→ **Your goal**: Write out the material exactly, with the pictures left out.

┄┄┄┄┄┄┄┄┄┄

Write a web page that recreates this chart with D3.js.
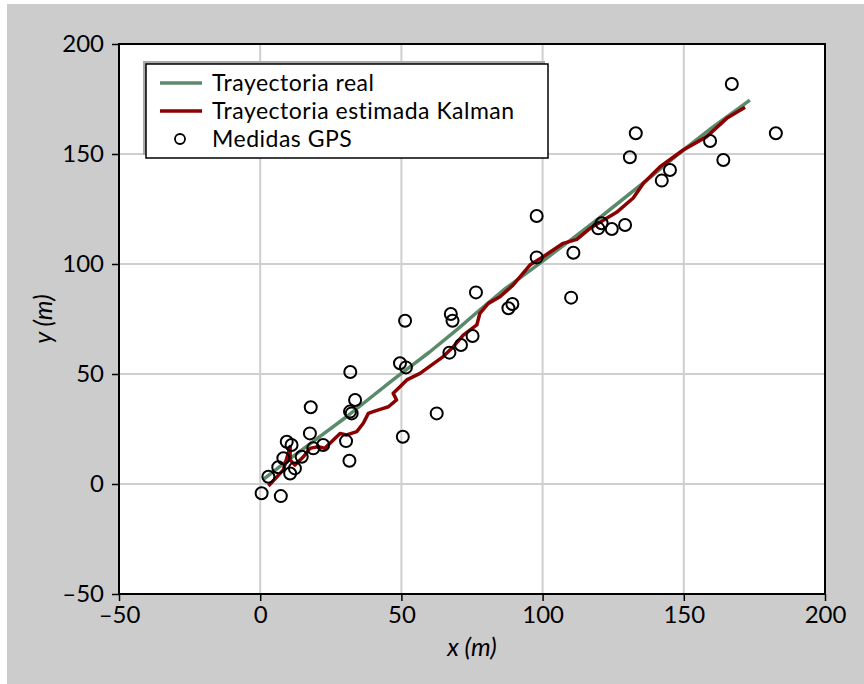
<!DOCTYPE html>
<html><head><meta charset="utf-8">
<script src="https://cdn.jsdelivr.net/npm/d3@7"></script>
<style>body{margin:0;background:#fff}svg{display:block}</style>
</head><body><svg id="c" width="864" height="684"></svg>
<script>
// True trajectory [x, y]
const realX = [1, 10, 20, 30, 47, 50, 60, 70, 77, 87, 99, 110, 120, 137, 149, 160, 173.4];
const realY = [2, 11, 20.5, 30, 47.3, 50.3, 60, 70.5, 78.3, 89, 100.3, 111, 120.8, 138.2, 151, 162, 174.5];
// Kalman estimate
const kalX = [2.9, 8.2, 10.6, 10.6, 12.3, 15.3, 17.6, 20.6, 22.9, 24.7, 28.3, 30.6, 34.2, 36.5, 38.3, 40, 43.6, 45.4, 48.3, 47.1, 49.5, 51.9, 56.6, 64.8, 68.4, 71.9, 76.7, 77.8, 80.8, 84.9, 89.6, 95.5, 100.2, 107.3, 112.1, 116.8, 126.2, 132.1, 135.7, 141.6, 149.8, 158.1, 165.2, 171.7];
const kalY = [-0.9, 6.4, 17, 10.9, 8.6, 12.4, 16.2, 17, 16.2, 18.5, 23, 22.3, 23.8, 27.6, 32.1, 32.9, 34.4, 35.1, 38.2, 41.2, 44.2, 47.3, 50.3, 57.9, 62.4, 67.7, 72.3, 77.6, 82.1, 85.1, 90.5, 99.5, 103.3, 109.4, 111.2, 116.2, 123.5, 130, 136.7, 144.2, 151.8, 157.9, 166.2, 171.2];
// GPS measurements
const gpsX = [0.5, 2.9, 7.3, 6.4, 8.2, 9.4, 11.1, 10.6, 12.3, 14.7, 17.6, 18.8, 22.3, 17.9, 30.4, 31.6, 31.8, 32.4, 33.6, 31.9, 49.5, 51.6, 51.3, 50.5, 62.5, 67, 67.5, 68.1, 71.1, 75.2, 76.4, 87.9, 89.3, 97.9, 97.9, 110.1, 110.9, 119.7, 120.9, 124.5, 129.2, 130.9, 133, 142.2, 145.1, 159.3, 164, 167, 182.6];
const gpsY = [-4.2, 3.3, -5.5, 7.6, 11.7, 19.2, 17.7, 4.8, 7.1, 12.4, 23, 16.2, 17.7, 34.9, 19.5, 10.6, 32.9, 32.1, 38.2, 50.9, 54.9, 53, 74.2, 21.5, 32.1, 59.7, 77.3, 74.2, 63.2, 67.3, 87.1, 79.9, 81.8, 121.8, 103, 84.7, 105.1, 116.2, 118.5, 115.9, 117.7, 148.5, 159.4, 137.9, 142.7, 155.9, 147.3, 181.8, 159.4];
const xTicks = [-50, 0, 50, 100, 150, 200];
const yTicks = [-50, 0, 50, 100, 150, 200];
const legendLabels = ["Trayectoria real", "Trayectoria estimada Kalman", "Medidas GPS"];

const FONT = "Lato, 'Open Sans', sans-serif";
const svg = d3.select("#c");
svg.append("rect").attr("x", 7).attr("y", 4).attr("width", 857).attr("height", 680).attr("fill", "#cccccc");

const L = 119, R = 825, T = 44, B = 594;
const x = d3.scaleLinear().domain([-50, 200]).range([L, R]);
const y = d3.scaleLinear().domain([-50, 200]).range([B, T]);
const fmt = d => (d < 0 ? "\u2013" + Math.abs(d) : String(d));

svg.append("rect").attr("x", L).attr("y", T).attr("width", R - L).attr("height", B - T).attr("fill", "#fff");

// grid
const g = svg.append("g");
g.selectAll("line.gx").data(xTicks.slice(1, -1)).join("line")
  .attr("x1", d => x(d)).attr("x2", d => x(d)).attr("y1", T).attr("y2", B)
  .attr("stroke", "#cfcfcf").attr("stroke-width", 2);
g.selectAll("line.gy").data(yTicks.slice(1, -1)).join("line")
  .attr("y1", d => y(d)).attr("y2", d => y(d)).attr("x1", L).attr("x2", R)
  .attr("stroke", "#cfcfcf").attr("stroke-width", 2);

// axes
const xAxis = svg.append("g").attr("transform", `translate(0,${B})`)
  .call(d3.axisBottom(x).tickValues(xTicks).tickFormat(fmt).tickSize(7).tickPadding(4));
const yAxis = svg.append("g").attr("transform", `translate(${L},0)`)
  .call(d3.axisLeft(y).tickValues(yTicks).tickFormat(fmt).tickSize(7).tickPadding(8));
[xAxis, yAxis].forEach(a => {
  a.select(".domain").remove();
  a.selectAll("line").attr("stroke", "#000").attr("stroke-width", 1.5);
  a.selectAll("text").attr("font-family", FONT).attr("font-size", 24).attr("fill", "#000");
});
xAxis.selectAll("text").attr("dy", "0.75em");

const clip = svg.append("clipPath").attr("id", "pc").append("rect")
  .attr("x", L).attr("y", T).attr("width", R - L).attr("height", B - T);
const plot = svg.append("g").attr("clip-path", "url(#pc)");

const line = d3.line().x(d => x(d[0])).y(d => y(d[1]));
const realPts = realX.map((v, i) => [v, realY[i]]);
const kalPts = kalX.map((v, i) => [v, kalY[i]]);
plot.append("path").datum(realPts).attr("d", line).attr("fill", "none")
  .attr("stroke", "#5b8a6b").attr("stroke-width", 3.5).attr("stroke-linejoin", "round");
plot.append("path").datum(kalPts).attr("d", line).attr("fill", "none")
  .attr("stroke", "#8b0000").attr("stroke-width", 3.5).attr("stroke-linejoin", "round");
plot.selectAll("circle").data(gpsX.map((v, i) => [v, gpsY[i]])).join("circle")
  .attr("cx", d => x(d[0])).attr("cy", d => y(d[1])).attr("r", 6)
  .attr("fill", "none").attr("stroke", "#000").attr("stroke-width", 2);

// frame
svg.append("rect").attr("x", L).attr("y", T).attr("width", R - L).attr("height", B - T)
  .attr("fill", "none").attr("stroke", "#000").attr("stroke-width", 2);

// axis labels
const xl = svg.append("text").attr("x", (L + R) / 2).attr("y", 656).attr("text-anchor", "middle")
  .attr("font-family", FONT).attr("font-size", 25).attr("font-style", "italic");
xl.text("x (m)");
const yl = svg.append("text").attr("transform", `translate(52,${(T + B) / 2}) rotate(-90)`)
  .attr("text-anchor", "middle").attr("font-family", FONT).attr("font-size", 25).attr("font-style", "italic");
yl.text("y (m)");

// legend
const lg = svg.append("g");
lg.append("rect").attr("x", 143).attr("y", 61).attr("width", 402).attr("height", 94).attr("fill", "#aaa");
lg.append("rect").attr("x", 146).attr("y", 64).attr("width", 402).attr("height", 94)
  .attr("fill", "#fff").attr("stroke", "#000").attr("stroke-width", 1.5);
const rowsY = [83, 111, 139];
lg.append("line").attr("x1", 160).attr("x2", 202).attr("y1", rowsY[0]).attr("y2", rowsY[0]).attr("stroke", "#5b8a6b").attr("stroke-width", 3.5);
lg.append("line").attr("x1", 160).attr("x2", 202).attr("y1", rowsY[1]).attr("y2", rowsY[1]).attr("stroke", "#8b0000").attr("stroke-width", 3.5);
lg.append("circle").attr("cx", 180).attr("cy", rowsY[2]).attr("r", 5).attr("fill", "none").attr("stroke", "#000").attr("stroke-width", 1.8);
lg.selectAll("text").data(legendLabels).join("text")
  .attr("x", 212).attr("y", (d, i) => rowsY[i]).attr("dy", "0.35em")
  .attr("font-family", FONT).attr("font-size", 23).attr("letter-spacing", 0.5).attr("fill", "#000").text(d => d);
</script></body></html>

┄┄┄┄┄┄┄┄┄┄

→ **Response to the exercise**:
Write a web page that recreates this chart with D3.js.
<!DOCTYPE html>
<html><head><meta charset="utf-8">
<script src="https://cdn.jsdelivr.net/npm/d3@7"></script>
<style>body{margin:0;background:#fff}svg{display:block}</style>
</head><body><svg id="c" width="864" height="684"></svg>
<script>
// True trajectory [x, y]
const realX = [1, 10, 20, 30, 47, 50, 60, 70, 77, 87, 99, 110, 120, 137, 149, 160, 173.4];
const realY = [2, 11, 20.5, 30, 47.3, 50.3, 60, 70.5, 78.3, 89, 100.3, 111, 120.8, 138.2, 151, 162, 174.5];
// Kalman estimate
const kalX = [2.9, 8.2, 10.6, 10.6, 12.3, 15.3, 17.6, 20.6, 22.9, 24.7, 28.3, 30.6, 34.2, 36.5, 38.3, 40, 43.6, 45.4, 48.3, 47.1, 49.5, 51.9, 56.6, 64.8, 68.4, 71.9, 76.7, 77.8, 80.8, 84.9, 89.6, 95.5, 100.2, 107.3, 112.1, 116.8, 126.2, 132.1, 135.7, 141.6, 149.8, 158.1, 165.2, 171.7];
const kalY = [-0.9, 6.4, 17, 10.9, 8.6, 12.4, 16.2, 17, 16.2, 18.5, 23, 22.3, 23.8, 27.6, 32.1, 32.9, 34.4, 35.1, 38.2, 41.2, 44.2, 47.3, 50.3, 57.9, 62.4, 67.7, 72.3, 77.6, 82.1, 85.1, 90.5, 99.5, 103.3, 109.4, 111.2, 116.2, 123.5, 130, 136.7, 144.2, 151.8, 157.9, 166.2, 171.2];
// GPS measurements
const gpsX = [0.5, 2.9, 7.3, 6.4, 8.2, 9.4, 11.1, 10.6, 12.3, 14.7, 17.6, 18.8, 22.3, 17.9, 30.4, 31.6, 31.8, 32.4, 33.6, 31.9, 49.5, 51.6, 51.3, 50.5, 62.5, 67, 67.5, 68.1, 71.1, 75.2, 76.4, 87.9, 89.3, 97.9, 97.9, 110.1, 110.9, 119.7, 120.9, 124.5, 129.2, 130.9, 133, 142.2, 145.1, 159.3, 164, 167, 182.6];
const gpsY = [-4.2, 3.3, -5.5, 7.6, 11.7, 19.2, 17.7, 4.8, 7.1, 12.4, 23, 16.2, 17.7, 34.9, 19.5, 10.6, 32.9, 32.1, 38.2, 50.9, 54.9, 53, 74.2, 21.5, 32.1, 59.7, 77.3, 74.2, 63.2, 67.3, 87.1, 79.9, 81.8, 121.8, 103, 84.7, 105.1, 116.2, 118.5, 115.9, 117.7, 148.5, 159.4, 137.9, 142.7, 155.9, 147.3, 181.8, 159.4];
const xTicks = [-50, 0, 50, 100, 150, 200];
const yTicks = [-50, 0, 50, 100, 150, 200];
const legendLabels = ["Trayectoria real", "Trayectoria estimada Kalman", "Medidas GPS"];

const FONT = "Lato, 'Open Sans', sans-serif";
const svg = d3.select("#c");
svg.append("rect").attr("x", 7).attr("y", 4).attr("width", 857).attr("height", 680).attr("fill", "#cccccc");

const L = 119, R = 825, T = 44, B = 594;
const x = d3.scaleLinear().domain([-50, 200]).range([L, R]);
const y = d3.scaleLinear().domain([-50, 200]).range([B, T]);
const fmt = d => (d < 0 ? "\u2013" + Math.abs(d) : String(d));

svg.append("rect").attr("x", L).attr("y", T).attr("width", R - L).attr("height", B - T).attr("fill", "#fff");

// grid
const g = svg.append("g");
g.selectAll("line.gx").data(xTicks.slice(1, -1)).join("line")
  .attr("x1", d => x(d)).attr("x2", d => x(d)).attr("y1", T).attr("y2", B)
  .attr("stroke", "#cfcfcf").attr("stroke-width", 2);
g.selectAll("line.gy").data(yTicks.slice(1, -1)).join("line")
  .attr("y1", d => y(d)).attr("y2", d => y(d)).attr("x1", L).attr("x2", R)
  .attr("stroke", "#cfcfcf").attr("stroke-width", 2);

// axes
const xAxis = svg.append("g").attr("transform", `translate(0,${B})`)
  .call(d3.axisBottom(x).tickValues(xTicks).tickFormat(fmt).tickSize(7).tickPadding(4));
const yAxis = svg.append("g").attr("transform", `translate(${L},0)`)
  .call(d3.axisLeft(y).tickValues(yTicks).tickFormat(fmt).tickSize(7).tickPadding(8));
[xAxis, yAxis].forEach(a => {
  a.select(".domain").remove();
  a.selectAll("line").attr("stroke", "#000").attr("stroke-width", 1.5);
  a.selectAll("text").attr("font-family", FONT).attr("font-size", 24).attr("fill", "#000");
});
xAxis.selectAll("text").attr("dy", "0.75em");

const clip = svg.append("clipPath").attr("id", "pc").append("rect")
  .attr("x", L).attr("y", T).attr("width", R - L).attr("height", B - T);
const plot = svg.append("g").attr("clip-path", "url(#pc)");

const line = d3.line().x(d => x(d[0])).y(d => y(d[1]));
const realPts = realX.map((v, i) => [v, realY[i]]);
const kalPts = kalX.map((v, i) => [v, kalY[i]]);
plot.append("path").datum(realPts).attr("d", line).attr("fill", "none")
  .attr("stroke", "#5b8a6b").attr("stroke-width", 3.5).attr("stroke-linejoin", "round");
plot.append("path").datum(kalPts).attr("d", line).attr("fill", "none")
  .attr("stroke", "#8b0000").attr("stroke-width", 3.5).attr("stroke-linejoin", "round");
plot.selectAll("circle").data(gpsX.map((v, i) => [v, gpsY[i]])).join("circle")
  .attr("cx", d => x(d[0])).attr("cy", d => y(d[1])).attr("r", 6)
  .attr("fill", "none").attr("stroke", "#000").attr("stroke-width", 2);

// frame
svg.append("rect").attr("x", L).attr("y", T).attr("width", R - L).attr("height", B - T)
  .attr("fill", "none").attr("stroke", "#000").attr("stroke-width", 2);

// axis labels
const xl = svg.append("text").attr("x", (L + R) / 2).attr("y", 656).attr("text-anchor", "middle")
  .attr("font-family", FONT).attr("font-size", 25).attr("font-style", "italic");
xl.text("x (m)");
const yl = svg.append("text").attr("transform", `translate(52,${(T + B) / 2}) rotate(-90)`)
  .attr("text-anchor", "middle").attr("font-family", FONT).attr("font-size", 25).attr("font-style", "italic");
yl.text("y (m)");

// legend
const lg = svg.append("g");
lg.append("rect").attr("x", 143).attr("y", 61).attr("width", 402).attr("height", 94).attr("fill", "#aaa");
lg.append("rect").attr("x", 146).attr("y", 64).attr("width", 402).attr("height", 94)
  .attr("fill", "#fff").attr("stroke", "#000").attr("stroke-width", 1.5);
const rowsY = [83, 111, 139];
lg.append("line").attr("x1", 160).attr("x2", 202).attr("y1", rowsY[0]).attr("y2", rowsY[0]).attr("stroke", "#5b8a6b").attr("stroke-width", 3.5);
lg.append("line").attr("x1", 160).attr("x2", 202).attr("y1", rowsY[1]).attr("y2", rowsY[1]).attr("stroke", "#8b0000").attr("stroke-width", 3.5);
lg.append("circle").attr("cx", 180).attr("cy", rowsY[2]).attr("r", 5).attr("fill", "none").attr("stroke", "#000").attr("stroke-width", 1.8);
lg.selectAll("text").data(legendLabels).join("text")
  .attr("x", 212).attr("y", (d, i) => rowsY[i]).attr("dy", "0.35em")
  .attr("font-family", FONT).attr("font-size", 23).attr("letter-spacing", 0.5).attr("fill", "#000").text(d => d);
</script></body></html>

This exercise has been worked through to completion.